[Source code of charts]
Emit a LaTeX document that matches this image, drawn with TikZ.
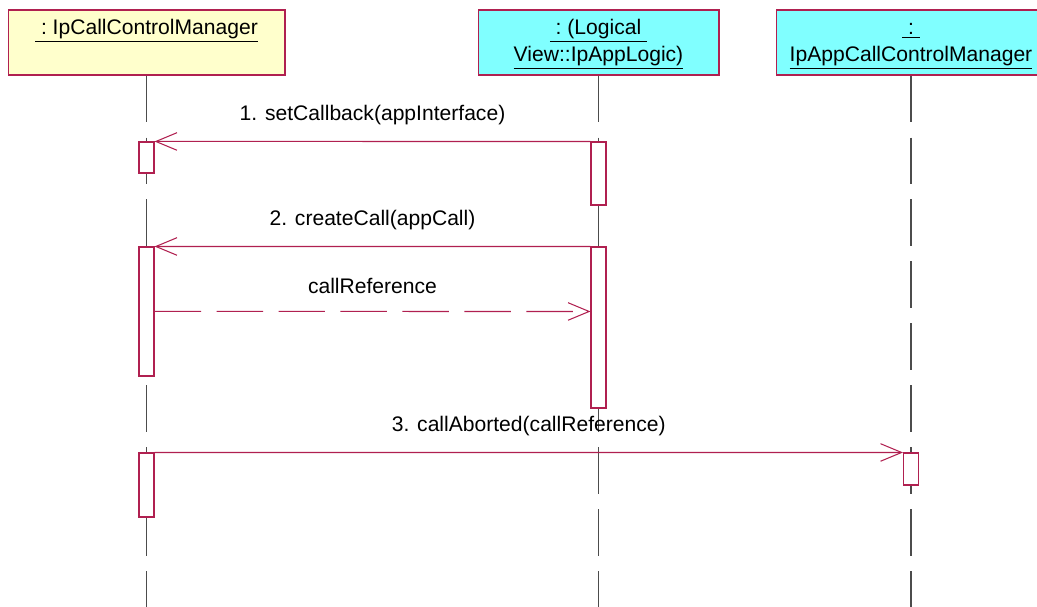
\documentclass[tikz,border=0pt]{standalone}
\usepackage{fontspec}
\setmainfont{Liberation Sans}
\usepackage{tikz}
\usetikzlibrary{arrows.meta,positioning,calc}
\definecolor{umlred}{RGB}{176,32,80}
\definecolor{objyellow}{RGB}{255,255,204}
\definecolor{objcyan}{RGB}{128,255,255}
\tikzset{
  Obox/.style={draw=umlred, line width=0.6pt, align=center, inner sep=0pt,
               minimum height=1.3cm, font=\fontsize{12}{15.3}\selectfont},
  Act/.style={draw=umlred, fill=white, line width=0.6pt, minimum width=0.3cm,
              inner sep=0pt},
  Life/.style={draw=black!70, line width=0.6pt, dash pattern=on 0.93cm off 0.31cm},
  Msg/.style={draw=umlred, line width=0.6pt, -{Straight Barb[length=12pt,width=10pt]}},
  Mlbl/.style={midway, yshift=0.52cm, font=\fontsize{12}{15.3}\selectfont}
}

\begin{document}
\begin{tikzpicture}[x=0.02cm, y=-0.02cm]
  \useasboundingbox (0,0) rectangle (1037,607);

  \node[Obox, fill=objyellow, minimum width=5.54cm] (icm) at (146.5,42.5)
    {\strut\underline{\ :\ IpCallControlManager}\\ \strut};
  \node[Obox, fill=objcyan, minimum width=4.82cm] (logic) at (598.5,42.5)
    {\strut\underline{\ :\ (Logical\ }\\ \strut\underline{View::IpAppLogic)}};
  \node[Obox, fill=objcyan, minimum width=5.4cm] (appcm) at (911,42.5)
    {\strut\underline{\ :\ }\\ \strut\underline{IpAppCallControlManager}};

  \coordinate (bot) at (0,607);
  \draw[Life] (icm.south) -- (icm.south |- bot);
  \draw[Life] (logic.south) -- (logic.south |- bot);
  \draw[Life] (appcm.south) -- (appcm.south |- bot);

  \node[Act, minimum height=0.62cm] (a1) at (146.5,157.5) {};
  \node[Act, minimum height=2.58cm] (a2) at (146.5,311.5) {};
  \node[Act, minimum height=1.28cm] (a3) at (146.5,485) {};
  \node[Act, minimum height=1.26cm] (l1) at (598.5,173.5) {};
  \node[Act, minimum height=3.22cm] (l2) at (598.5,327.5) {};
  \node[Act, minimum height=0.64cm] (p1) at (911,469) {};

  \draw[Msg] (l1.north west) -- node[Mlbl] {1. setCallback(appInterface)} (a1.north east);
  \draw[Msg] (l2.north west) -- node[Mlbl] {2. createCall(appCall)} (a2.north east);
  \draw[Msg, dash pattern=on 0.93cm off 0.31cm] ([yshift=-1.3cm]a2.north east)
    -- node[Mlbl] {callReference} ([yshift=-1.3cm]l2.north west);
  \draw[Msg] (a3.north east) -- node[Mlbl] {3. callAborted(callReference)} (p1.north west);
\end{tikzpicture}
\end{document}
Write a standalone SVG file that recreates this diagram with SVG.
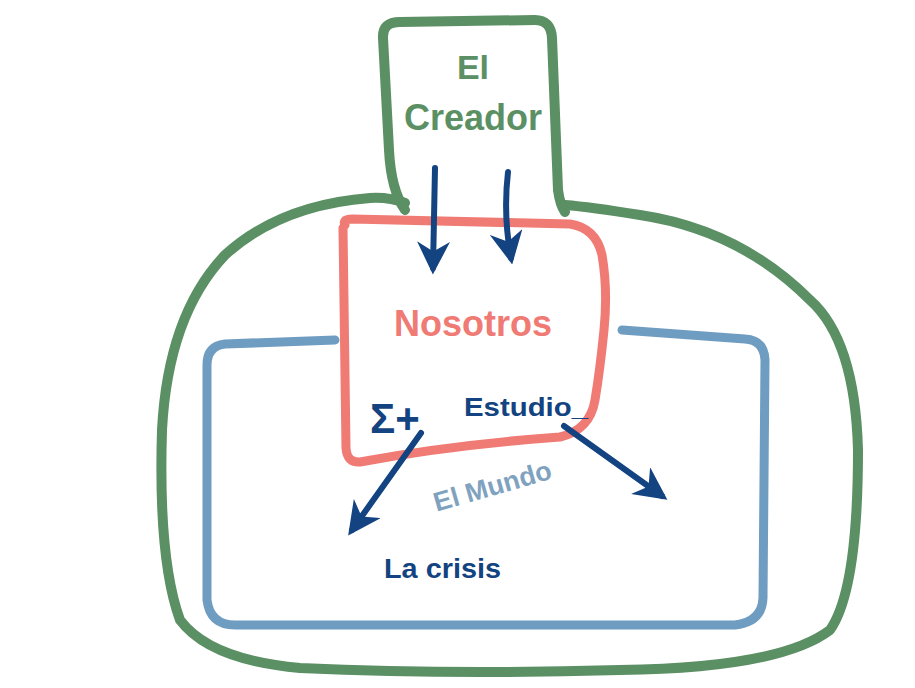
<svg xmlns="http://www.w3.org/2000/svg" width="915" height="688" viewBox="0 0 915 688">
<style>
.g{fill:none;stroke:#5b8f64;stroke-width:10;stroke-linecap:round;stroke-linejoin:round}
.b{fill:none;stroke:#6f9cc1;stroke-width:9;stroke-linecap:round;stroke-linejoin:round}
.r{fill:none;stroke:#f07a74;stroke-width:9;stroke-linecap:round;stroke-linejoin:round}
.a{fill:none;stroke:#134380;stroke-width:6;stroke-linecap:round}
.t{font-family:"Liberation Sans",Arial,sans-serif;font-weight:bold}
</style>
<defs>
<marker id="ah" viewBox="0 0 10 10" refX="8" refY="5" markerWidth="5.5" markerHeight="5.5" orient="auto" markerUnits="strokeWidth">
<path d="M0,0 L10,5 L0,10 L3,5 Z" fill="#134380"/>
</marker>
</defs>
<rect width="915" height="688" fill="#ffffff"/>
<g id="mundo-world">
<path class="b" d="M335,340 L225,344 Q207,346 207,365 L207,600 Q210,625 235,625 L735,625 Q762,622 763,598 L765,360 Q764,340 745,339 L622,330"/>
<text class="t" x="495" y="495" font-size="27" fill="#7fa2bf" text-anchor="middle" transform="rotate(-16 495 495)">El Mundo</text>
</g>
<g id="creador">
<path class="g" d="M405,210 Q391,190 389,150 L383,38 Q382,22 400,22 L535,20 Q551,20 552,38 L558,190 Q560,205 565,212"/>
<path class="g" d="M405,203 Q390,197 370,198 Q280,205 225,255 Q168,315 162,430 Q158,560 180,620 Q210,660 300,668 Q450,675 620,670 Q780,668 830,630 Q858,590 858,450 Q855,340 810,300 Q740,230 640,215 Q590,207 565,205"/>
<text class="t" x="473" y="79" font-size="34" fill="#5b8f64" text-anchor="middle">El</text>
<text class="t" x="473" y="130" font-size="36" fill="#5b8f64" text-anchor="middle">Creador</text>
</g>
<g id="nosotros">
<path class="r" d="M345,225 Q342,219 352,219 L570,224 Q596,228 602,255 Q608,290 604,330 Q600,370 595,400 Q590,430 560,437 Q450,445 360,462 Q347,463 346,448 L343,228"/>
<text class="t" x="473" y="336" font-size="36" fill="#f07a74" text-anchor="middle">Nosotros</text>
<text class="t" x="370" y="433" font-size="42" fill="#134380">Σ+</text>
<text class="t" x="464" y="416" font-size="26" fill="#134380" textLength="124" lengthAdjust="spacingAndGlyphs">Estudio_</text>
</g>
<g id="crisis">
<text class="t" x="384" y="578" font-size="27" fill="#134380" textLength="117" lengthAdjust="spacingAndGlyphs">La crisis</text>
</g>
<g id="connectors">
<path class="a" d="M435,168 L433,268" marker-end="url(#ah)"/>
<path class="a" d="M508,172 Q503,215 511,258" marker-end="url(#ah)"/>
<path class="a" d="M421,433 L352,530" marker-end="url(#ah)"/>
<path class="a" d="M564,426 L662,496" marker-end="url(#ah)"/>
</g>
</svg>
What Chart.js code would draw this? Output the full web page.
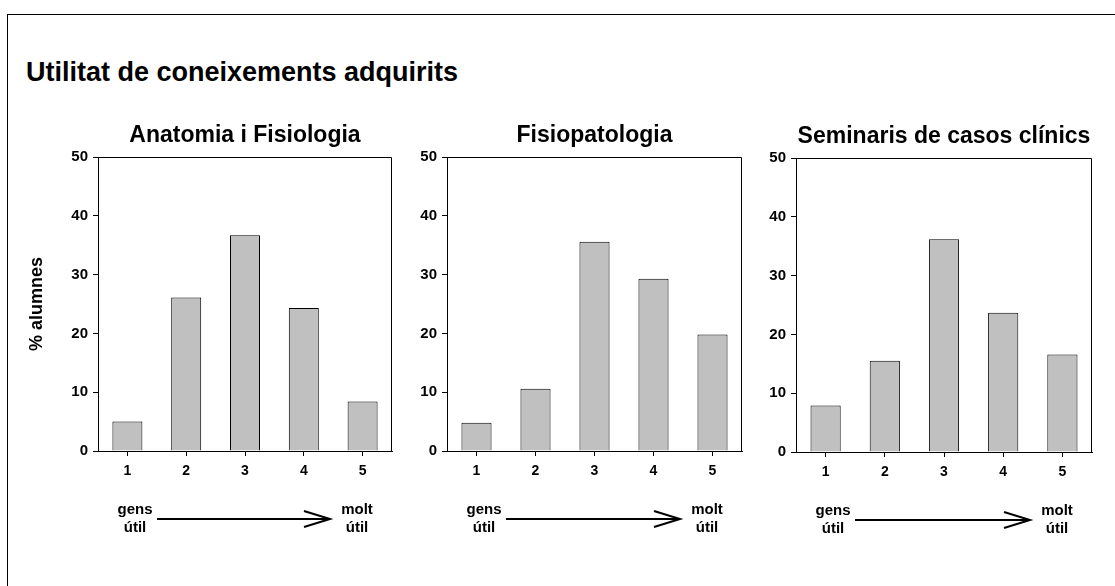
<!DOCTYPE html>
<html lang="ca">
<head>
<meta charset="utf-8">
<title>Utilitat de coneixements adquirits</title>
<script src="https://cdn.jsdelivr.net/npm/chart.js@4.4.1/dist/chart.umd.min.js"></script>
<style>
  html, body { margin: 0; padding: 0; background: #fff; }
  body {
    width: 1115px;
    height: 586px;
    overflow: hidden;
    position: relative;
    font-family: "Liberation Sans", Arial, sans-serif;
  }
  .marc {
    position: absolute;
    left: 7px;
    top: 14px;
    width: 1200px;
    height: 700px;
    border-left: 1px solid #000;
    border-top: 1px solid #000;
  }
  h1 {
    position: absolute;
    left: 26px;
    top: 57px;
    margin: 0;
    font-size: 27px;
    line-height: 30px;
    font-weight: bold;
    color: #000;
  }
  canvas { position: absolute; }
</style>
</head>
<body>
<div class="marc"></div>
<h1>Utilitat de coneixements adquirits</h1>
<canvas id="grafic1"></canvas>
<canvas id="grafic2"></canvas>
<canvas id="grafic3"></canvas>

<script>
// Dades llegides del gràfic (% d'alumnes per puntuació)
const categories = ["1", "2", "3", "4", "5"];
const anatomiaValues = [5.0, 26.1, 36.7, 24.3, 8.4];
const fisiopatologiaValues = [4.8, 10.6, 35.6, 29.3, 19.8];
const seminarisValues = [7.9, 15.5, 36.2, 23.7, 16.6];
const panelTitles = ["Anatomia i Fisiologia", "Fisiopatologia", "Seminaris de casos clínics"];
const yAxisTitle = "% alumnes";
const yMin = 0;
const yMax = 50;
const yStep = 10;
const scaleStartLabel = ["gens", "útil"];
const scaleEndLabel = ["molt", "útil"];

// Posició de cada àrea de dibuix a la pàgina
const plotBoxes = [
  { left: 98, top: 157, width: 294, height: 294 },
  { left: 447, top: 157, width: 295, height: 294 },
  { left: 796, top: 158, width: 296, height: 294 },
];
const AXIS_W = 78;
const RIGHT_PAD = 12;
const TOP_SPACE = 57;
const BOTTOM_SPACE = 100;
const FONT = "'Liberation Sans', Arial, sans-serif";

// Marc negre al voltant de l'àrea de dibuix (estil Excel)
const plotFrame = {
  id: "plotFrame",
  afterDatasetsDraw(chart) {
    const { left, top, right, bottom } = chart.chartArea;
    const ctx = chart.ctx;
    ctx.save();
    ctx.strokeStyle = "#000";
    ctx.lineWidth = 1;
    ctx.beginPath();
    ctx.moveTo(Math.round(left) + 0.5, Math.round(top) + 0.5);
    ctx.lineTo(Math.round(right) - 0.5, Math.round(top) + 0.5);
    ctx.lineTo(Math.round(right) - 0.5, Math.round(bottom) + 0.5);
    ctx.stroke();
    ctx.restore();
  },
};

// Fletxa "gens útil" -> "molt útil" sota l'eix
const usefulnessArrow = {
  id: "usefulnessArrow",
  afterDraw(chart) {
    const { left, right, bottom } = chart.chartArea;
    const ctx = chart.ctx;
    ctx.save();
    ctx.fillStyle = "#000";
    ctx.font = "bold 15px " + FONT;
    ctx.textAlign = "center";
    ctx.textBaseline = "middle";
    ctx.fillText(scaleStartLabel[0], left + 37, bottom + 59);
    ctx.fillText(scaleStartLabel[1], left + 37, bottom + 77);
    ctx.fillText(scaleEndLabel[0], right - 35, bottom + 59);
    ctx.fillText(scaleEndLabel[1], right - 35, bottom + 77);

    const y = bottom + 68;
    const x0 = left + 59;
    const x1 = right - 62;
    ctx.strokeStyle = "#000";
    ctx.lineWidth = 2;
    ctx.beginPath();
    ctx.moveTo(x0, y);
    ctx.lineTo(x1, y);
    ctx.moveTo(x1 - 26, y - 8);
    ctx.lineTo(x1, y);
    ctx.lineTo(x1 - 26, y + 8);
    ctx.stroke();
    ctx.restore();
  },
};

function createPanel(canvasId, title, values, box, showYTitle) {
  const canvas = document.getElementById(canvasId);
  const w = AXIS_W + box.width + RIGHT_PAD;
  const h = TOP_SPACE + box.height + BOTTOM_SPACE;
  canvas.width = w;
  canvas.height = h;
  canvas.style.width = w + "px";
  canvas.style.height = h + "px";
  canvas.style.left = box.left - AXIS_W + "px";
  canvas.style.top = box.top - TOP_SPACE + "px";

  const titleSize = 23;
  const titlePadBottom = 8;

  return new Chart(canvas.getContext("2d"), {
    type: "bar",
    data: {
      labels: categories,
      datasets: [
        {
          data: values,
          backgroundColor: "#c0c0c0",
          borderColor: "#000",
          borderWidth: 1,
          barPercentage: 0.51,
          categoryPercentage: 1,
        },
      ],
    },
    plugins: [plotFrame, usefulnessArrow],
    options: {
      responsive: false,
      animation: false,
      layout: {
        padding: {
          left: 0,
          right: RIGHT_PAD,
          top: TOP_SPACE - (titleSize * 1.2 + titlePadBottom),
          bottom: 0,
        },
      },
      scales: {
        x: {
          type: "category",
          afterFit: (scale) => {
            scale.height = BOTTOM_SPACE;
          },
          grid: {
            offset: false,
            drawOnChartArea: false,
            drawTicks: true,
            tickLength: 5,
            color: "#000",
          },
          border: { display: true, color: "#000", width: 1 },
          ticks: {
            color: "#000",
            padding: 7,
            font: { family: FONT, size: 14, weight: "bold" },
          },
        },
        y: {
          min: yMin,
          max: yMax,
          afterFit: (scale) => {
            scale.width = AXIS_W;
          },
          grid: {
            drawOnChartArea: false,
            drawTicks: true,
            tickLength: 5,
            color: "#000",
          },
          border: { display: true, color: "#000", width: 1 },
          ticks: {
            stepSize: yStep,
            color: "#000",
            padding: 5,
            font: { family: FONT, size: 15, weight: "bold" },
          },
          title: {
            display: showYTitle,
            text: yAxisTitle,
            color: "#000",
            padding: { top: 6, bottom: 0 },
            font: { family: FONT, size: 18, weight: "bold" },
          },
        },
      },
      plugins: {
        legend: { display: false },
        tooltip: { enabled: false },
        title: {
          display: true,
          text: title,
          fullSize: false,
          color: "#000",
          padding: { top: 0, bottom: titlePadBottom },
          font: { family: FONT, size: titleSize, weight: "bold" },
        },
      },
    },
  });
}

document.addEventListener("DOMContentLoaded", function () {
  createPanel("grafic1", panelTitles[0], anatomiaValues, plotBoxes[0], true);
  createPanel("grafic2", panelTitles[1], fisiopatologiaValues, plotBoxes[1], false);
  createPanel("grafic3", panelTitles[2], seminarisValues, plotBoxes[2], false);
});
</script>
</body>
</html>
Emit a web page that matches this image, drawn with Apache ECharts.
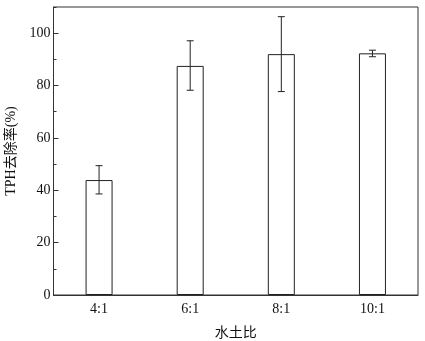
<!DOCTYPE html>
<html><head><meta charset="utf-8">
<script src="https://cdn.jsdelivr.net/npm/echarts@6/dist/echarts.min.js"></script>
<style>html,body{margin:0;padding:0;background:#fff}#c{width:425px;height:341px}</style>
</head><body><div id="c"></div>
<script>
const categories = ['4:1', '6:1', '8:1', '10:1'];
const removal = [43.9, 87.5, 92.0, 92.3];
const errUpper = [49.4, 97.1, 106.3, 93.5];
const errLower = [38.6, 78.2, 77.7, 91.0];
const yTicks = [0, 20, 40, 60, 80, 100];

const chart = echarts.init(document.getElementById('c'), null, {renderer: 'canvas'});
const font = 'Liberation Serif, Times New Roman, serif';
const lineColor = '#333';
chart.setOption({
  animation: false,
  grid: {left: 53.5, right: 7, top: 7, bottom: 46, show: true, borderColor: lineColor, borderWidth: 1,
    backgroundColor: 'transparent', containLabel: false, outerBoundsMode: 'none'},
  xAxis: {
    type: 'category', data: categories,
    axisLine: {lineStyle: {color: lineColor, width: 1}},
    axisTick: {show: false},
    axisLabel: {fontFamily: font, fontSize: 14, color: '#111', margin: 7},
    name: '水土比', nameLocation: 'middle', nameGap: 30,
    nameTextStyle: {fontFamily: 'Noto Sans CJK SC, sans-serif', fontSize: 14, color: '#111'}
  },
  yAxis: [{
    type: 'value', min: 0, max: 110, interval: 20,
    axisLine: {show: true, lineStyle: {color: lineColor, width: 1}},
    axisTick: {show: true, inside: true, length: 5, lineStyle: {color: lineColor}},
    splitLine: {show: false},
    axisLabel: {fontFamily: font, fontSize: 14, color: '#111', margin: 3, showMaxLabel: false,
      formatter: v => yTicks.includes(v) ? String(v) : ''},
    name: 'TPH去除率(%)', nameLocation: 'middle', nameGap: 34,
    nameTextStyle: {fontFamily: 'Liberation Serif, Noto Sans CJK SC, serif', fontSize: 14, color: '#111'}
  }, {
    type: 'value', min: 0, max: 110, interval: 10, position: 'left',
    axisLine: {show: false}, axisLabel: {show: false}, splitLine: {show: false},
    axisTick: {show: true, inside: true, length: 3, lineStyle: {color: lineColor}}
  }],
  series: [{
    type: 'bar', data: removal, barWidth: 27,
    itemStyle: {color: '#fff', borderColor: '#222', borderWidth: 1}
  }, {
    type: 'custom',
    data: categories.map((c, i) => [i, errLower[i], errUpper[i]]),
    renderItem: function (params, api) {
      const x = api.value(0);
      const lo = api.coord([x, api.value(1)]);
      const hi = api.coord([x, api.value(2)]);
      const hw = 3.5;
      const st = {stroke: '#222', lineWidth: 1};
      return {type: 'group', children: [
        {type: 'line', shape: {x1: lo[0], y1: lo[1], x2: hi[0], y2: hi[1]}, style: st},
        {type: 'line', shape: {x1: lo[0] - hw, y1: lo[1], x2: lo[0] + hw, y2: lo[1]}, style: st},
        {type: 'line', shape: {x1: hi[0] - hw, y1: hi[1], x2: hi[0] + hw, y2: hi[1]}, style: st}
      ]};
    },
    z: 3
  }]
});
</script></body></html>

» **Problem description**
In the listing above, find the line with "Emit a web page" and the line with "const yTicks = [0, 20, 40, 60, 80, 100];". Set down both and every line between them, minus the pictures.

» **Written solution**
Emit a web page that matches this image, drawn with Apache ECharts.
<!DOCTYPE html>
<html><head><meta charset="utf-8">
<script src="https://cdn.jsdelivr.net/npm/echarts@6/dist/echarts.min.js"></script>
<style>html,body{margin:0;padding:0;background:#fff}#c{width:425px;height:341px}</style>
</head><body><div id="c"></div>
<script>
const categories = ['4:1', '6:1', '8:1', '10:1'];
const removal = [43.9, 87.5, 92.0, 92.3];
const errUpper = [49.4, 97.1, 106.3, 93.5];
const errLower = [38.6, 78.2, 77.7, 91.0];
const yTicks = [0, 20, 40, 60, 80, 100];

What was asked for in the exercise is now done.